Segundo o paleontólogo do Museu Nacional da Universidade Federal do Rio de Janeiro Alexander Kellner, essas técnicas devem se tornar progressivamente mais acessíveis, ainda que custosas, e proporcionar novas perspectivas para o trabalho de campo no país. “Acabou aquela noção do pesquisador que fica no escritório e tira poeira de fóssil”, garante Kellner, que também é colunista da CH On-line.
O método tradicional de análise de fósseis consiste na identificação do tipo de rocha do fóssil e no preparo de lâminas para tentar encontrar diferentes minerais que possam indicar hipóteses sobre o ambiente e o tipo de fossilização.

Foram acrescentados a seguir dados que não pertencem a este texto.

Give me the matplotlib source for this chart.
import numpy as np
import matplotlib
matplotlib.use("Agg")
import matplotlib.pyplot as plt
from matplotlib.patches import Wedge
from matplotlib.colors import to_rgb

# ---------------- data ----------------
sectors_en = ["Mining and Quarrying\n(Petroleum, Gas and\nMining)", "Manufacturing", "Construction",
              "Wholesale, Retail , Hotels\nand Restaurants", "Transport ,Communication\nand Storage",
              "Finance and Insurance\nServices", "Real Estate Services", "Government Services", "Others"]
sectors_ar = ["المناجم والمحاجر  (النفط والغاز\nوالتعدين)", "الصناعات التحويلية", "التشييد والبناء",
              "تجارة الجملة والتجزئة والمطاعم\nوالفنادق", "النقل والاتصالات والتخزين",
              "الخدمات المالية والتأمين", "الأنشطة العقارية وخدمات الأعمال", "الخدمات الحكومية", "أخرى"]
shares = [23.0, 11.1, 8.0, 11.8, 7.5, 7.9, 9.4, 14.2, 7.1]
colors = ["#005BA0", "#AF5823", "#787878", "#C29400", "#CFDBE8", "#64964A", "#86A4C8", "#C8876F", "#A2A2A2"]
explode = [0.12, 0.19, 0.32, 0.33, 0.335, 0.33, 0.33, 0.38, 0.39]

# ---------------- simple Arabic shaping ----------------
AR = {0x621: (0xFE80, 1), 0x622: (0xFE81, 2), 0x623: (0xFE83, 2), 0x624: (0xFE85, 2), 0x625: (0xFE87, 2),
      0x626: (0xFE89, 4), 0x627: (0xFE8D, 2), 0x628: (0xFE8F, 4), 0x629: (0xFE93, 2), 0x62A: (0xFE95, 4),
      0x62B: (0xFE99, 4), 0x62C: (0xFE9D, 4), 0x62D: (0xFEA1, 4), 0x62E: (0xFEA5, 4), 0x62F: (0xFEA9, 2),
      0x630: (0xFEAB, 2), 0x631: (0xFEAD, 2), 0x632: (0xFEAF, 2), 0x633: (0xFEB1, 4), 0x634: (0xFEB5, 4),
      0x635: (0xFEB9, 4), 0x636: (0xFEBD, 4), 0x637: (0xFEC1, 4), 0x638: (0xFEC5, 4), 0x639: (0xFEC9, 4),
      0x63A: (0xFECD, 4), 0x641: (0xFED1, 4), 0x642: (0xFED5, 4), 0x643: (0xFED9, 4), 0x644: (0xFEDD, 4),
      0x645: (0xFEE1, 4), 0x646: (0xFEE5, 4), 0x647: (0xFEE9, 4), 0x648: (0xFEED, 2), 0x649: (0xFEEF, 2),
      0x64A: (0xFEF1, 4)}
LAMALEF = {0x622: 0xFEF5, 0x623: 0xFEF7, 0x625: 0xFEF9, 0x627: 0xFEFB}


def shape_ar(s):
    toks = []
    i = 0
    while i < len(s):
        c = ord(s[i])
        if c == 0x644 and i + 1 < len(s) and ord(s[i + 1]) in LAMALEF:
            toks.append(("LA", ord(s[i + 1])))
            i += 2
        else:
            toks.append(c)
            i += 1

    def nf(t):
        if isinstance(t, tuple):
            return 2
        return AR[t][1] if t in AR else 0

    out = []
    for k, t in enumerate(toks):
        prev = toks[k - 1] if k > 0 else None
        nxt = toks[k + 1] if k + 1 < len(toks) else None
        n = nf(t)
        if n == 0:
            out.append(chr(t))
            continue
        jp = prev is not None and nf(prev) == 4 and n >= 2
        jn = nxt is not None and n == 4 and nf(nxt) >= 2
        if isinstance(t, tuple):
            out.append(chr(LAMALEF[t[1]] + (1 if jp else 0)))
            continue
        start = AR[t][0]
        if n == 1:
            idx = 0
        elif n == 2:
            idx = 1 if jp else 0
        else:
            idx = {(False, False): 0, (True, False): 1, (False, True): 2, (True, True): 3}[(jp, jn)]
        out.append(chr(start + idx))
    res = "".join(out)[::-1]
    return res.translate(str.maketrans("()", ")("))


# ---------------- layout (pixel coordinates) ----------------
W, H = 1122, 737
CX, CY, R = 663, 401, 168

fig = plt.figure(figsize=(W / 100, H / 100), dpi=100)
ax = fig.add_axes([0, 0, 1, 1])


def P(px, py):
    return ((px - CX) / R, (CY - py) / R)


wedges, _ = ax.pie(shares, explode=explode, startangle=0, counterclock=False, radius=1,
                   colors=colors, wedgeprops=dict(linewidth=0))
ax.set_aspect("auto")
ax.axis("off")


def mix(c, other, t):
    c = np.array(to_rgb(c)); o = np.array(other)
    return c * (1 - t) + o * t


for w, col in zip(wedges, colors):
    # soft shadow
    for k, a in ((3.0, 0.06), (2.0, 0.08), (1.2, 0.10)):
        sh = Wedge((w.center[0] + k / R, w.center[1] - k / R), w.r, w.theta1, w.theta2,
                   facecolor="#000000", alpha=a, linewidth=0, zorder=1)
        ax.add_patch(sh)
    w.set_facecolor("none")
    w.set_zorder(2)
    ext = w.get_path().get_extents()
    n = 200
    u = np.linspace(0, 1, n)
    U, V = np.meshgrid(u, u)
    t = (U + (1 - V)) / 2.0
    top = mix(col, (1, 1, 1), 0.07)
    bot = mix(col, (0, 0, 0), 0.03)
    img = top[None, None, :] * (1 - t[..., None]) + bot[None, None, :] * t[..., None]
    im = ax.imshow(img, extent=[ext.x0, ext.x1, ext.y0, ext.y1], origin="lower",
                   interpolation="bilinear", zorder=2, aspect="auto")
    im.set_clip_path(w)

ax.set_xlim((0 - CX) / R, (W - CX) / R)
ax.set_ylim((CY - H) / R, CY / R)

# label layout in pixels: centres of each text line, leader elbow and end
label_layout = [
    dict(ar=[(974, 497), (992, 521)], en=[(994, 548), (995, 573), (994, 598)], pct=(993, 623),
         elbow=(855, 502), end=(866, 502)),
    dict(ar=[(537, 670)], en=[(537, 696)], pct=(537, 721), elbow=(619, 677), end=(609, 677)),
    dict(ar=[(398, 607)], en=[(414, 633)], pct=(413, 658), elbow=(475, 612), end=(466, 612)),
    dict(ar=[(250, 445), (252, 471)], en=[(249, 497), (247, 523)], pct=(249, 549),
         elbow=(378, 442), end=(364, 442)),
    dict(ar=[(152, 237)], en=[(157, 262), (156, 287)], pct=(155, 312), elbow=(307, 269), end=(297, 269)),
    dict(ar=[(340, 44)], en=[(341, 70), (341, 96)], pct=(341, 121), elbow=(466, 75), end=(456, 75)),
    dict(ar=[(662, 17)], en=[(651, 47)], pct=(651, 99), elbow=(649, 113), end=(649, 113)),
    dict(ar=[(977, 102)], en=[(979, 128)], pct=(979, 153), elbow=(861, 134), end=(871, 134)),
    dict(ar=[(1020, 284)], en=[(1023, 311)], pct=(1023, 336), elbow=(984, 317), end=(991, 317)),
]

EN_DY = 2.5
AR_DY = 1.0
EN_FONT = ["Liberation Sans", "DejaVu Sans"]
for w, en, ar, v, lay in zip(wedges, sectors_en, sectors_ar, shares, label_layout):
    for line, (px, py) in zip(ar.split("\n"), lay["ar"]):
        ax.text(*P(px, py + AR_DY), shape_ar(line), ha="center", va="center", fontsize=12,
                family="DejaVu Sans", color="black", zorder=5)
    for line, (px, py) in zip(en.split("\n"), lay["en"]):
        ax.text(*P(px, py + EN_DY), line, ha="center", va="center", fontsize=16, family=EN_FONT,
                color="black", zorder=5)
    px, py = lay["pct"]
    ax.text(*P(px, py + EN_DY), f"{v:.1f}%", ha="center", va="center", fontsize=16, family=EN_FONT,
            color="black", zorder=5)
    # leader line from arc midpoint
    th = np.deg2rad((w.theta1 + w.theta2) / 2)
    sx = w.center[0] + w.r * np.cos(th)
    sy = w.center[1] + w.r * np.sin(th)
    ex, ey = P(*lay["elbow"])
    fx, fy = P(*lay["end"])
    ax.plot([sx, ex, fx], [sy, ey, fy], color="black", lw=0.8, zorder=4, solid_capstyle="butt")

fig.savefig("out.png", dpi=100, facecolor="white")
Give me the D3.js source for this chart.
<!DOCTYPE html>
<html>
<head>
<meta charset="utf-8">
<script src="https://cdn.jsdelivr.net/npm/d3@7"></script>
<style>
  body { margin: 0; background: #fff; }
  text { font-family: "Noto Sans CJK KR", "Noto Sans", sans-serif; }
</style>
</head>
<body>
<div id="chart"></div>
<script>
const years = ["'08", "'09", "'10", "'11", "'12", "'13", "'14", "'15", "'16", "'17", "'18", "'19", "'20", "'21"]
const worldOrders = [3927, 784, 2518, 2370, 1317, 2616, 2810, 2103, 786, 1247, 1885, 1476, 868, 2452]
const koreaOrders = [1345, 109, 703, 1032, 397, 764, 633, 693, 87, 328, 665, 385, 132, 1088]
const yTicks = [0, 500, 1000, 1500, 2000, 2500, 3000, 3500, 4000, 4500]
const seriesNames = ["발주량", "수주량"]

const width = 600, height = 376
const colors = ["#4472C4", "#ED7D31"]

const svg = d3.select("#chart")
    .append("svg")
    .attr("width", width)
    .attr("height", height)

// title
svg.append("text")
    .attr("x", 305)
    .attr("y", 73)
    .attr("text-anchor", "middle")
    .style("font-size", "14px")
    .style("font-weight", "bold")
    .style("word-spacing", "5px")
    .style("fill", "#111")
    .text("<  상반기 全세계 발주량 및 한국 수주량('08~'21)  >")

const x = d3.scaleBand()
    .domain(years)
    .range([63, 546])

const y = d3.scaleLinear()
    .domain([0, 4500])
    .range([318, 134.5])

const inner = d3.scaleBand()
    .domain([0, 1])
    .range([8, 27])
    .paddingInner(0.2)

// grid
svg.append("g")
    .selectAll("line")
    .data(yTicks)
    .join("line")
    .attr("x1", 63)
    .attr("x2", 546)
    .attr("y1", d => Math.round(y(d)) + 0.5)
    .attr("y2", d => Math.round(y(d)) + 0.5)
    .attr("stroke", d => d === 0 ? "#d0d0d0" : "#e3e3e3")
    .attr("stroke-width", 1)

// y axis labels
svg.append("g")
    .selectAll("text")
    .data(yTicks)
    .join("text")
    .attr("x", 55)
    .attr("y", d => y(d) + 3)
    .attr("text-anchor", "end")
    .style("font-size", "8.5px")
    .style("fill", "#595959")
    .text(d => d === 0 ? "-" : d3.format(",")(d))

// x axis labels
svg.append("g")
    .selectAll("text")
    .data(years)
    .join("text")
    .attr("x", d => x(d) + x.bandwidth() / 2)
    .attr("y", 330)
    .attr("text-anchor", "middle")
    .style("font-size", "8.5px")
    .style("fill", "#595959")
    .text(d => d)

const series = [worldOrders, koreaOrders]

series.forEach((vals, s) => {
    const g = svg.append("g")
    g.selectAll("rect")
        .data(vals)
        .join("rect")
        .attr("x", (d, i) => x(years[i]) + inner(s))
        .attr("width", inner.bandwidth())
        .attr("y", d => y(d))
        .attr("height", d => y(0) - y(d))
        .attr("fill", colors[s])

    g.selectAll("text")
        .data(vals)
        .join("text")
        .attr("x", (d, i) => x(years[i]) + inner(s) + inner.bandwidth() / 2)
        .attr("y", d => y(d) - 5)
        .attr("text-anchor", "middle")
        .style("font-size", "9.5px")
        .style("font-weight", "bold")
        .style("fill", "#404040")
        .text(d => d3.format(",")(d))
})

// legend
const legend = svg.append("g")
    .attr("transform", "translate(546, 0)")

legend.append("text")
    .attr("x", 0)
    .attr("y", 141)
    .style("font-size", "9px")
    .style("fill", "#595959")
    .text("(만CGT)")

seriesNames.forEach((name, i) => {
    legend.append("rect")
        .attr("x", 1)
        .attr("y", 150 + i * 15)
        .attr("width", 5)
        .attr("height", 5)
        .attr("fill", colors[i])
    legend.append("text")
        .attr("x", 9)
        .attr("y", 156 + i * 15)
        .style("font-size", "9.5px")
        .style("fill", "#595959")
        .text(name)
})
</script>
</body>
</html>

Para Kellner, o uso do próprio fóssil para a obtenção desse tipo de informação, como feito na pesquisa da UFC, é um avanço importante: “Agora, o método precisa ser repetido com outros tipos de fósseis para verificar se há repetição ou variação ao longo da sequência”, pondera o paleontólogo.
Extrair e analisar a maior quantidade possível de fósseis é justamente um dos próximos passos do projeto, que prevê a instalação de microscópios e computadores na região do Araripe e medidas para impedir o extravio das rochas, prática relativamente comum devido à dificuldade de controle e abundância de fósseis na região.